Jewish teacher and folklorist in Tartu, Estonia

Elias Levenberg (Eliass (Elja) Lēvenbergs, אליהו לעוונבערג,
Elias Lewenberg;
25 (18) July 1903, in Tartu – 1941 or 1942, in Latvia), was a Jewish teacher and folklorist in Tartu, Estonia.

== Biography and family ==
Elias Levenberg was born in Tartu into family of Chaye Sore Levenberg, who originated from Vidzy, and Samuel Chaim-Leib Levenberg. As shown Levenberg's collector's remarks in his folklore records, in 1908–1912 the family lived in Tartu, and in 1915–1918 in Riga where he finished elementary school and Jewish middle school.

In 1927 Levenberg settled in Tartu, perhaps, with his mother and with his wife Zisla (Sisla) Leveberg (Shver). On 4 April 1930 she gave birth to a son Sīmanis (Simon) in Riga. In Tartu also lived Levenberg's aunt B. Usharov.

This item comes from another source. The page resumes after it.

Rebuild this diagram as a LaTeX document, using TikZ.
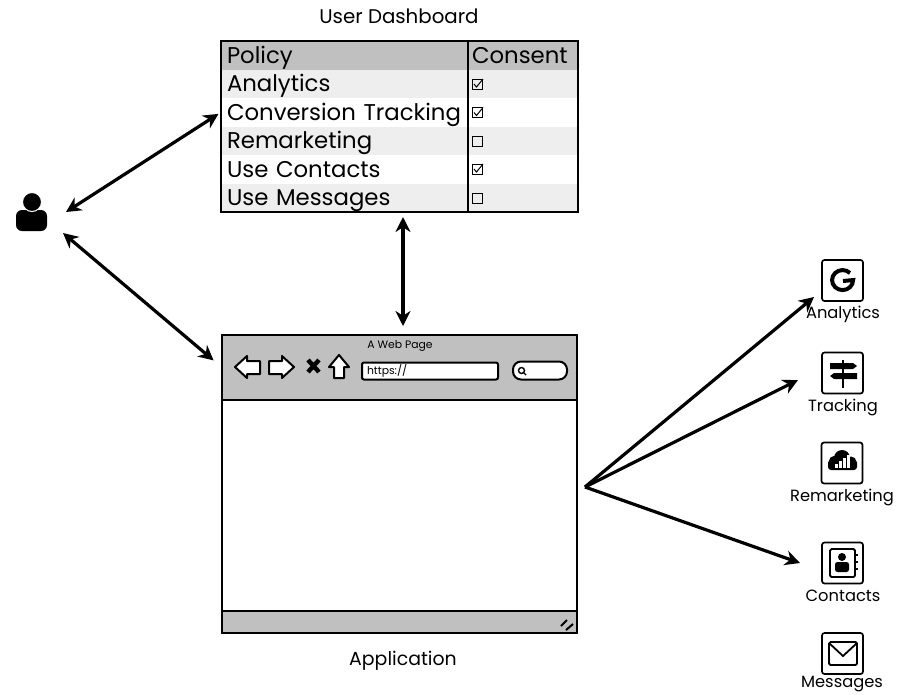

In 1927 Levenberg entered the faculty of Law of Tartu university. 2 September 1927 he passed the test of Estonian, required to be accepted to the university. The test was administrated and scored by Johannes Aavik, an experimentalist modernizer of Estonian language, who was a language inspector at that time. Yet, the same year Levenberg moved to the faculty of Philosophy, which he did not finish; at least in annual lists of actual students his name is mentioned during 1930–1934, 1933–1935 and 1936–1938 years.

From 1 September 1927 Elias Levenberg started to teach Yiddish language and literature in the Jewish elementary school in Tartu (Tartu linna 17 (juudi) algkool), and in Jewish private school (Juudi Erarealkool) and continued at least till 1939. Besides that he taught English and singing.

Living in Estonia Levenberg remained a Latvian citizen. In 1939 he appealed for Estonian citizenship, but his appeal was dismissed.

Since 1939 Levenberg lived in Riga and was murdered in Latvia in 1941 or 1942.

== Contribution to folkloristics ==
In Tartu university Levenberg was taught folkloristics by Walter Anderson, who invented and popularised the gathering of self-records from school children. Following this model Levenberg started in 1929 to gather from pupils of Jewish elementary school's 4–6 grades self-records of beliefs, jokes, songs and alike for Estonian Folklore Archives, where was created a special fond for Jewish collections: ERA Juudi 1 and ERA Juudi 2.

Later he added to the Archives materials recorded from his mother, records from various people and self-records. From 1929 till 1935 he wrote down and contributed to Estonian Folklore Archives more than 800 items of Jewish Yiddish folklore, which is the biggest personal contribution within collections. In a public report in 1931 Levenberg was named among most active collectors of the Estonian Folklore Archives.